What you will do> Skip the pictures and quote all of the lines exactly.

Raw data>
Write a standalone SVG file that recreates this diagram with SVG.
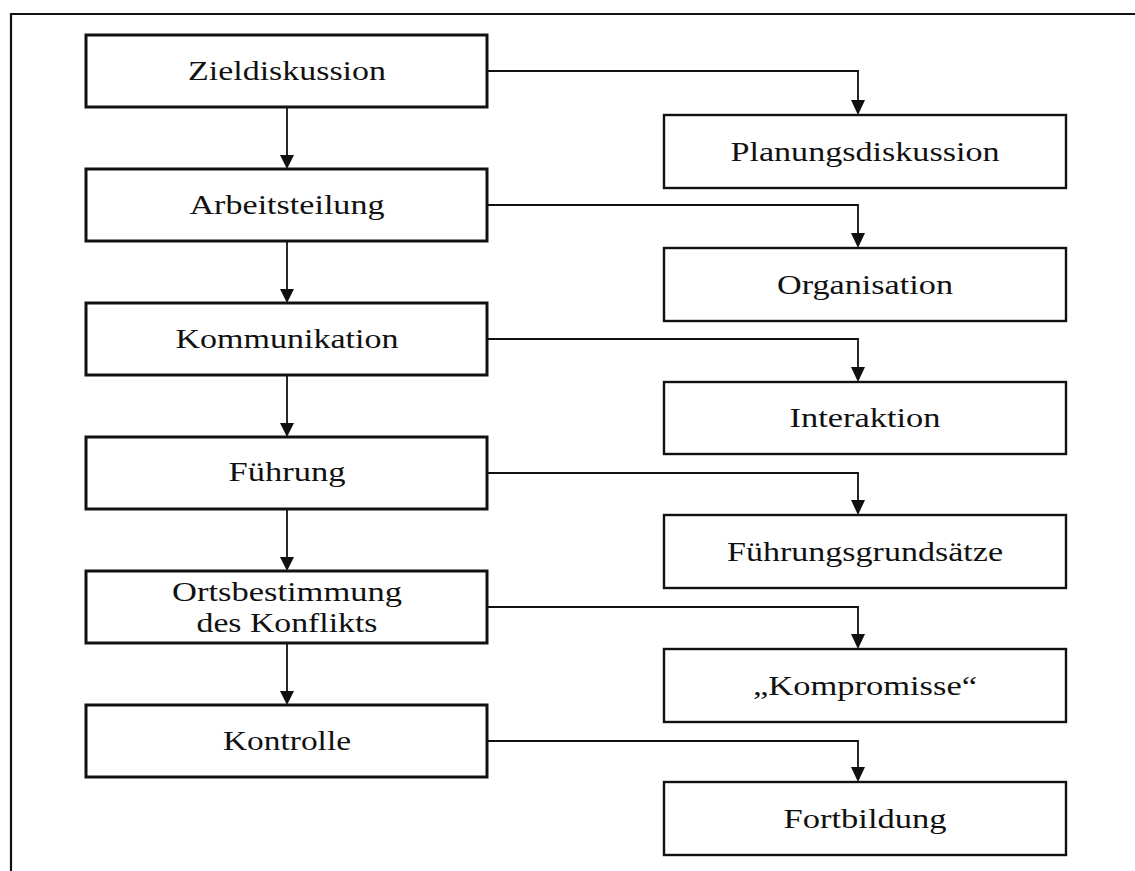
<svg xmlns="http://www.w3.org/2000/svg" width="1135" height="871" viewBox="0 0 1135 871">
<defs>
<marker id="ah" markerUnits="userSpaceOnUse" markerWidth="16" markerHeight="16" viewBox="0 0 16 16" refX="8" refY="15" orient="auto-start-reverse">
</marker>
<style>
.bg{fill:#ffffff}
.frame{fill:none;stroke:#111;stroke-width:2.2}
.lbox{fill:#fff;stroke:#111;stroke-width:3}
.rbox{fill:#fff;stroke:#111;stroke-width:2.4}
.conn{fill:none;stroke:#111;stroke-width:1.8}
.head{fill:#111}
text{font-family:"Liberation Serif","Times New Roman",serif;font-size:28px;fill:#111;text-anchor:middle}
</style>
</defs>
<rect class="bg" x="0" y="0" width="1135" height="871"/>
<path class="frame" d="M11,871 V14 H1135"/>

<g id="connectors">
  <path class="conn" d="M287,107 V156"/>
  <polygon class="head" points="280,155 294,155 287,169"/>
  <path class="conn" d="M287,241 V290"/>
  <polygon class="head" points="280,289 294,289 287,303"/>
  <path class="conn" d="M287,375 V424"/>
  <polygon class="head" points="280,423 294,423 287,437"/>
  <path class="conn" d="M287,509 V558"/>
  <polygon class="head" points="280,557 294,557 287,571"/>
  <path class="conn" d="M287,643 V692"/>
  <polygon class="head" points="280,691 294,691 287,705"/>

  <path class="conn" d="M487,71 H858 V101"/>
  <polygon class="head" points="851,100 865,100 858,115"/>
  <path class="conn" d="M487,205 H858 V234"/>
  <polygon class="head" points="851,233 865,233 858,248"/>
  <path class="conn" d="M487,339 H858 V368"/>
  <polygon class="head" points="851,367 865,367 858,382"/>
  <path class="conn" d="M487,473 H858 V501"/>
  <polygon class="head" points="851,500 865,500 858,515"/>
  <path class="conn" d="M487,607 H858 V635"/>
  <polygon class="head" points="851,634 865,634 858,649"/>
  <path class="conn" d="M487,741 H858 V768"/>
  <polygon class="head" points="851,767 865,767 858,782"/>
</g>

<g id="zieldiskussion">
  <rect class="lbox" x="86" y="35" width="401" height="72"/>
  <text x="287" y="80" textLength="198" lengthAdjust="spacingAndGlyphs">Zieldiskussion</text>
</g>
<g id="arbeitsteilung">
  <rect class="lbox" x="86" y="169" width="401" height="72"/>
  <text x="287" y="214" textLength="195" lengthAdjust="spacingAndGlyphs">Arbeitsteilung</text>
</g>
<g id="kommunikation">
  <rect class="lbox" x="86" y="303" width="401" height="72"/>
  <text x="287" y="348" textLength="223" lengthAdjust="spacingAndGlyphs">Kommunikation</text>
</g>
<g id="fuehrung">
  <rect class="lbox" x="86" y="437" width="401" height="72"/>
  <text x="287" y="481" textLength="117" lengthAdjust="spacingAndGlyphs">Führung</text>
</g>
<g id="ortsbestimmung">
  <rect class="lbox" x="86" y="571" width="401" height="72"/>
  <text x="287" y="601" textLength="230" lengthAdjust="spacingAndGlyphs">Ortsbestimmung</text>
  <text x="287" y="632" textLength="181" lengthAdjust="spacingAndGlyphs">des Konflikts</text>
</g>
<g id="kontrolle">
  <rect class="lbox" x="86" y="705" width="401" height="72"/>
  <text x="287" y="750" textLength="128" lengthAdjust="spacingAndGlyphs">Kontrolle</text>
</g>

<g id="planungsdiskussion">
  <rect class="rbox" x="664" y="115" width="402" height="73"/>
  <text x="865" y="161" textLength="269" lengthAdjust="spacingAndGlyphs">Planungsdiskussion</text>
</g>
<g id="organisation">
  <rect class="rbox" x="664" y="248" width="402" height="73"/>
  <text x="865" y="294" textLength="176" lengthAdjust="spacingAndGlyphs">Organisation</text>
</g>
<g id="interaktion">
  <rect class="rbox" x="664" y="382" width="402" height="72"/>
  <text x="865" y="427" textLength="151" lengthAdjust="spacingAndGlyphs">Interaktion</text>
</g>
<g id="fuehrungsgrundsaetze">
  <rect class="rbox" x="664" y="515" width="402" height="73"/>
  <text x="865" y="561" textLength="276" lengthAdjust="spacingAndGlyphs">Führungsgrundsätze</text>
</g>
<g id="kompromisse">
  <rect class="rbox" x="664" y="649" width="402" height="73"/>
  <text x="865" y="695" textLength="224" lengthAdjust="spacingAndGlyphs">„Kompromisse“</text>
</g>
<g id="fortbildung">
  <rect class="rbox" x="664" y="782" width="402" height="73"/>
  <text x="865" y="828" textLength="163" lengthAdjust="spacingAndGlyphs">Fortbildung</text>
</g>
</svg>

In response>
Write a standalone SVG file that recreates this diagram with SVG.
<svg xmlns="http://www.w3.org/2000/svg" width="1135" height="871" viewBox="0 0 1135 871">
<defs>
<marker id="ah" markerUnits="userSpaceOnUse" markerWidth="16" markerHeight="16" viewBox="0 0 16 16" refX="8" refY="15" orient="auto-start-reverse">
</marker>
<style>
.bg{fill:#ffffff}
.frame{fill:none;stroke:#111;stroke-width:2.2}
.lbox{fill:#fff;stroke:#111;stroke-width:3}
.rbox{fill:#fff;stroke:#111;stroke-width:2.4}
.conn{fill:none;stroke:#111;stroke-width:1.8}
.head{fill:#111}
text{font-family:"Liberation Serif","Times New Roman",serif;font-size:28px;fill:#111;text-anchor:middle}
</style>
</defs>
<rect class="bg" x="0" y="0" width="1135" height="871"/>
<path class="frame" d="M11,871 V14 H1135"/>

<g id="connectors">
  <path class="conn" d="M287,107 V156"/>
  <polygon class="head" points="280,155 294,155 287,169"/>
  <path class="conn" d="M287,241 V290"/>
  <polygon class="head" points="280,289 294,289 287,303"/>
  <path class="conn" d="M287,375 V424"/>
  <polygon class="head" points="280,423 294,423 287,437"/>
  <path class="conn" d="M287,509 V558"/>
  <polygon class="head" points="280,557 294,557 287,571"/>
  <path class="conn" d="M287,643 V692"/>
  <polygon class="head" points="280,691 294,691 287,705"/>

  <path class="conn" d="M487,71 H858 V101"/>
  <polygon class="head" points="851,100 865,100 858,115"/>
  <path class="conn" d="M487,205 H858 V234"/>
  <polygon class="head" points="851,233 865,233 858,248"/>
  <path class="conn" d="M487,339 H858 V368"/>
  <polygon class="head" points="851,367 865,367 858,382"/>
  <path class="conn" d="M487,473 H858 V501"/>
  <polygon class="head" points="851,500 865,500 858,515"/>
  <path class="conn" d="M487,607 H858 V635"/>
  <polygon class="head" points="851,634 865,634 858,649"/>
  <path class="conn" d="M487,741 H858 V768"/>
  <polygon class="head" points="851,767 865,767 858,782"/>
</g>

<g id="zieldiskussion">
  <rect class="lbox" x="86" y="35" width="401" height="72"/>
  <text x="287" y="80" textLength="198" lengthAdjust="spacingAndGlyphs">Zieldiskussion</text>
</g>
<g id="arbeitsteilung">
  <rect class="lbox" x="86" y="169" width="401" height="72"/>
  <text x="287" y="214" textLength="195" lengthAdjust="spacingAndGlyphs">Arbeitsteilung</text>
</g>
<g id="kommunikation">
  <rect class="lbox" x="86" y="303" width="401" height="72"/>
  <text x="287" y="348" textLength="223" lengthAdjust="spacingAndGlyphs">Kommunikation</text>
</g>
<g id="fuehrung">
  <rect class="lbox" x="86" y="437" width="401" height="72"/>
  <text x="287" y="481" textLength="117" lengthAdjust="spacingAndGlyphs">Führung</text>
</g>
<g id="ortsbestimmung">
  <rect class="lbox" x="86" y="571" width="401" height="72"/>
  <text x="287" y="601" textLength="230" lengthAdjust="spacingAndGlyphs">Ortsbestimmung</text>
  <text x="287" y="632" textLength="181" lengthAdjust="spacingAndGlyphs">des Konflikts</text>
</g>
<g id="kontrolle">
  <rect class="lbox" x="86" y="705" width="401" height="72"/>
  <text x="287" y="750" textLength="128" lengthAdjust="spacingAndGlyphs">Kontrolle</text>
</g>

<g id="planungsdiskussion">
  <rect class="rbox" x="664" y="115" width="402" height="73"/>
  <text x="865" y="161" textLength="269" lengthAdjust="spacingAndGlyphs">Planungsdiskussion</text>
</g>
<g id="organisation">
  <rect class="rbox" x="664" y="248" width="402" height="73"/>
  <text x="865" y="294" textLength="176" lengthAdjust="spacingAndGlyphs">Organisation</text>
</g>
<g id="interaktion">
  <rect class="rbox" x="664" y="382" width="402" height="72"/>
  <text x="865" y="427" textLength="151" lengthAdjust="spacingAndGlyphs">Interaktion</text>
</g>
<g id="fuehrungsgrundsaetze">
  <rect class="rbox" x="664" y="515" width="402" height="73"/>
  <text x="865" y="561" textLength="276" lengthAdjust="spacingAndGlyphs">Führungsgrundsätze</text>
</g>
<g id="kompromisse">
  <rect class="rbox" x="664" y="649" width="402" height="73"/>
  <text x="865" y="695" textLength="224" lengthAdjust="spacingAndGlyphs">„Kompromisse“</text>
</g>
<g id="fortbildung">
  <rect class="rbox" x="664" y="782" width="402" height="73"/>
  <text x="865" y="828" textLength="163" lengthAdjust="spacingAndGlyphs">Fortbildung</text>
</g>
</svg>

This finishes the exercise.